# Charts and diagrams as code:
-- start --

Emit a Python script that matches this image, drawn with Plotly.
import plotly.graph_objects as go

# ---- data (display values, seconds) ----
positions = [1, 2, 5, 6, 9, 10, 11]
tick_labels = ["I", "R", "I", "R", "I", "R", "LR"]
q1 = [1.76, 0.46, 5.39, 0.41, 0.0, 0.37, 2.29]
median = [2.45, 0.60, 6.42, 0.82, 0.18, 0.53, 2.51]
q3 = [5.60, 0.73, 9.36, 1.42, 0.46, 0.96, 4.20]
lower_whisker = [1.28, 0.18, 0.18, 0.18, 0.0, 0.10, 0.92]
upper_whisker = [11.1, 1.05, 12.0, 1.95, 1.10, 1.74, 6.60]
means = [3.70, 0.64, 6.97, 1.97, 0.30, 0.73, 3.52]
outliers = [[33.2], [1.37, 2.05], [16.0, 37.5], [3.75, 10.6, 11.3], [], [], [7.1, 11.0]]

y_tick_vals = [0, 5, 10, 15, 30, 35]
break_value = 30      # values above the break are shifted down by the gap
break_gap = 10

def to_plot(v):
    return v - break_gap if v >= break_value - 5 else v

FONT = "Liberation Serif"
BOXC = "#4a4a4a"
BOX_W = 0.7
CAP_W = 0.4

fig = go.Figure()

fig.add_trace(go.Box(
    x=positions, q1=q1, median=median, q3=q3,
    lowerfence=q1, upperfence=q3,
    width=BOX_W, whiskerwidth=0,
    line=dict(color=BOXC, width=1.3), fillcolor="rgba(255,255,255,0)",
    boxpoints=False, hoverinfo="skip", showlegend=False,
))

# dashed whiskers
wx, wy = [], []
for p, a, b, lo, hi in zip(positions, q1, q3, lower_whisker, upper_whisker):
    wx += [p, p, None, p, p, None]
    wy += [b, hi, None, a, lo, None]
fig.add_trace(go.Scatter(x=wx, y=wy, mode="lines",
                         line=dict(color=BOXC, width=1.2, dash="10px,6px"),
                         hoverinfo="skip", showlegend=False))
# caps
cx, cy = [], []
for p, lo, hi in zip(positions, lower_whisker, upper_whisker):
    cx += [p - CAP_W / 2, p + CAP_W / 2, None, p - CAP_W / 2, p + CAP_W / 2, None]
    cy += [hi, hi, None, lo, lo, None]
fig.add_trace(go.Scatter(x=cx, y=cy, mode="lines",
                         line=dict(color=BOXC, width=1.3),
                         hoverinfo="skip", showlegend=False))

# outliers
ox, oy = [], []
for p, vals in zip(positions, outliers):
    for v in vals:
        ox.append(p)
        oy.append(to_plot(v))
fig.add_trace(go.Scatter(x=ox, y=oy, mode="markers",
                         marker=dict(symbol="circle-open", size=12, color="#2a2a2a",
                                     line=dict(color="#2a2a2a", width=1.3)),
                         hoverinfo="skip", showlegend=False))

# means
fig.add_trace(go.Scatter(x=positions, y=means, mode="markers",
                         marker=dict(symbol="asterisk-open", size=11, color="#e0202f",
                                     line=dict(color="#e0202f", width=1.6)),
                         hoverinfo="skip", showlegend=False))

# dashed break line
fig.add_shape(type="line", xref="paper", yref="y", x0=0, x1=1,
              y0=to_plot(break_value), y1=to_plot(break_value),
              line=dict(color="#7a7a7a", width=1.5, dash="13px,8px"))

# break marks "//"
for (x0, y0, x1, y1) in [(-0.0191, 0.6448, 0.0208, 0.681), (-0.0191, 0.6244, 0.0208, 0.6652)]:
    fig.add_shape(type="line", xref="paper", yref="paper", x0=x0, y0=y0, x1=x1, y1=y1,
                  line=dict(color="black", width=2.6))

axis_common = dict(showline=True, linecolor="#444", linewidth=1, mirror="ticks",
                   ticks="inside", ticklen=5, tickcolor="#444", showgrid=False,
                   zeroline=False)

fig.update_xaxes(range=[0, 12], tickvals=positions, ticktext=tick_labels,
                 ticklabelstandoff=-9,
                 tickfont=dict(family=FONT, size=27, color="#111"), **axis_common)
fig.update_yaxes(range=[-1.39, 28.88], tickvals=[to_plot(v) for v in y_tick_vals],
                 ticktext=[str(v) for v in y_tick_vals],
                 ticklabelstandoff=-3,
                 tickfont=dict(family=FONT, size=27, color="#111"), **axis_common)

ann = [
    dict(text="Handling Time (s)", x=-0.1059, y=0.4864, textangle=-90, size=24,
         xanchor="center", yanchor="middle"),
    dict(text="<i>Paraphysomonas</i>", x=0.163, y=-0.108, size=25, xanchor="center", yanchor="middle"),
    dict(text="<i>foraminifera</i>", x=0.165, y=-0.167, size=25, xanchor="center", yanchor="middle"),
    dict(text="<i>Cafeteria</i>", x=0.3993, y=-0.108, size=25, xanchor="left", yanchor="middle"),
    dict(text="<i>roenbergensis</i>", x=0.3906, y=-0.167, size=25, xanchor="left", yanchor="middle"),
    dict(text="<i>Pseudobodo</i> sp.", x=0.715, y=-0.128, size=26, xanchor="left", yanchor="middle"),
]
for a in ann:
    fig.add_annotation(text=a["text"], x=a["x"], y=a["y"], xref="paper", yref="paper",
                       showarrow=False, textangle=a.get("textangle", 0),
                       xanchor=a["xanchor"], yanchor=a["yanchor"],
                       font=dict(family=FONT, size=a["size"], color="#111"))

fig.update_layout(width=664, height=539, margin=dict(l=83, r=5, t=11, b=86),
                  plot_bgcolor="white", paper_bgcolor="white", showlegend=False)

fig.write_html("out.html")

-- end --
-- start --

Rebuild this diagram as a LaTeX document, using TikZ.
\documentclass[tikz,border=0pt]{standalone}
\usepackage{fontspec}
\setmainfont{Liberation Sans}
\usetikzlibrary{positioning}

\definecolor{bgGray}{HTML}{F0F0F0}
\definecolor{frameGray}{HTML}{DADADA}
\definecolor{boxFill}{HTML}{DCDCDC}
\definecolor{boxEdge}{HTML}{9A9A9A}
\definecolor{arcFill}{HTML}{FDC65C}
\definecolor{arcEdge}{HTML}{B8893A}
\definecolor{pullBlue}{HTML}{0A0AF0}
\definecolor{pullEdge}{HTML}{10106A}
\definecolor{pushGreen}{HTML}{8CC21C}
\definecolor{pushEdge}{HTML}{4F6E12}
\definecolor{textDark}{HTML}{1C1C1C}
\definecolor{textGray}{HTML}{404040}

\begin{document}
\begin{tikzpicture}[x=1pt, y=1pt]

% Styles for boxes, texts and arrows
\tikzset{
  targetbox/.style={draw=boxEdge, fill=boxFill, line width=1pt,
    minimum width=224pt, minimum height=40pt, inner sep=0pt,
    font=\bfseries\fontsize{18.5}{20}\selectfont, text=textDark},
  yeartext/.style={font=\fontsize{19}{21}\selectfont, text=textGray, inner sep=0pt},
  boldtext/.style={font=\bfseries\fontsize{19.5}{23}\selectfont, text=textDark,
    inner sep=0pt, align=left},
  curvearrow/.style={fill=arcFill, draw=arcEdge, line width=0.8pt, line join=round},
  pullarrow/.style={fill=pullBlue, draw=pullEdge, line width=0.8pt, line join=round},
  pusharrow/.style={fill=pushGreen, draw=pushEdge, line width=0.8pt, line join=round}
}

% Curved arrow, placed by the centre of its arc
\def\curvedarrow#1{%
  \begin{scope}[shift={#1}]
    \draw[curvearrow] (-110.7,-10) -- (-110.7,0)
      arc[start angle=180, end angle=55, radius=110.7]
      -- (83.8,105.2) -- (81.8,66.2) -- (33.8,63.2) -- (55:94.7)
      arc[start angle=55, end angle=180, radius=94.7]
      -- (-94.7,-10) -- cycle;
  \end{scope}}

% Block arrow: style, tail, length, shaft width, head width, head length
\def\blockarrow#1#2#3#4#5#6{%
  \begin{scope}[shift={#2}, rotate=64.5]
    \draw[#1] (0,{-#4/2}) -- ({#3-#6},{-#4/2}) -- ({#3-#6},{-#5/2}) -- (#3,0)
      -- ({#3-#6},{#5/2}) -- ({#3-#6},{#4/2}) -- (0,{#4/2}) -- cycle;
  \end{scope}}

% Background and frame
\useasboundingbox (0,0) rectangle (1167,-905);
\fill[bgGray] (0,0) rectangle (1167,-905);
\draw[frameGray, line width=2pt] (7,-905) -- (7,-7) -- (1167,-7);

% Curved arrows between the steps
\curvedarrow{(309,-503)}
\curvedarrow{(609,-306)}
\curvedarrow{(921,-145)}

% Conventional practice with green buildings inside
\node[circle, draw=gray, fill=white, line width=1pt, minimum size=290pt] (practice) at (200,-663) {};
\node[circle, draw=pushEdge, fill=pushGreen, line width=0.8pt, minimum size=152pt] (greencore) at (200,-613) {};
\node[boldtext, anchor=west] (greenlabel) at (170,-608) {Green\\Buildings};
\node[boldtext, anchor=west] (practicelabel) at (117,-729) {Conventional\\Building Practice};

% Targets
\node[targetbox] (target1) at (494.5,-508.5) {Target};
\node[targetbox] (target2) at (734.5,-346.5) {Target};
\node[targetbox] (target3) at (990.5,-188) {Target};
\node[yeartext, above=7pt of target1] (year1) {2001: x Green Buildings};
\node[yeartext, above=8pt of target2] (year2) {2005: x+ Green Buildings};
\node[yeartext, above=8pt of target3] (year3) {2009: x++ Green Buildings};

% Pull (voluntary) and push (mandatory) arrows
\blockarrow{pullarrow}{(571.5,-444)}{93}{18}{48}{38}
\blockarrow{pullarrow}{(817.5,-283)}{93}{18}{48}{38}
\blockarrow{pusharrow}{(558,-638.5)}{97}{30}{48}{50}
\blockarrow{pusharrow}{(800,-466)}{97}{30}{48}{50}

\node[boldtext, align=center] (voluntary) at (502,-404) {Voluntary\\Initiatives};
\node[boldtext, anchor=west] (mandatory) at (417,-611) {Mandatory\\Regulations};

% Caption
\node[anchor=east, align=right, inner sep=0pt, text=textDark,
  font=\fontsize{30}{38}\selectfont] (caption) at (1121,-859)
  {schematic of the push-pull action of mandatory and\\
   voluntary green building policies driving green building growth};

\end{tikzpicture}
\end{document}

-- end --

# WHAT IS BEING ASKED:
Return only the stretch of the material above from the line holding "Emit a Python" through the line holding "import plotly.graph_objects as go", copied exactly.

# PROBLEM SOLUTION:
Emit a Python script that matches this image, drawn with Plotly.
import plotly.graph_objects as go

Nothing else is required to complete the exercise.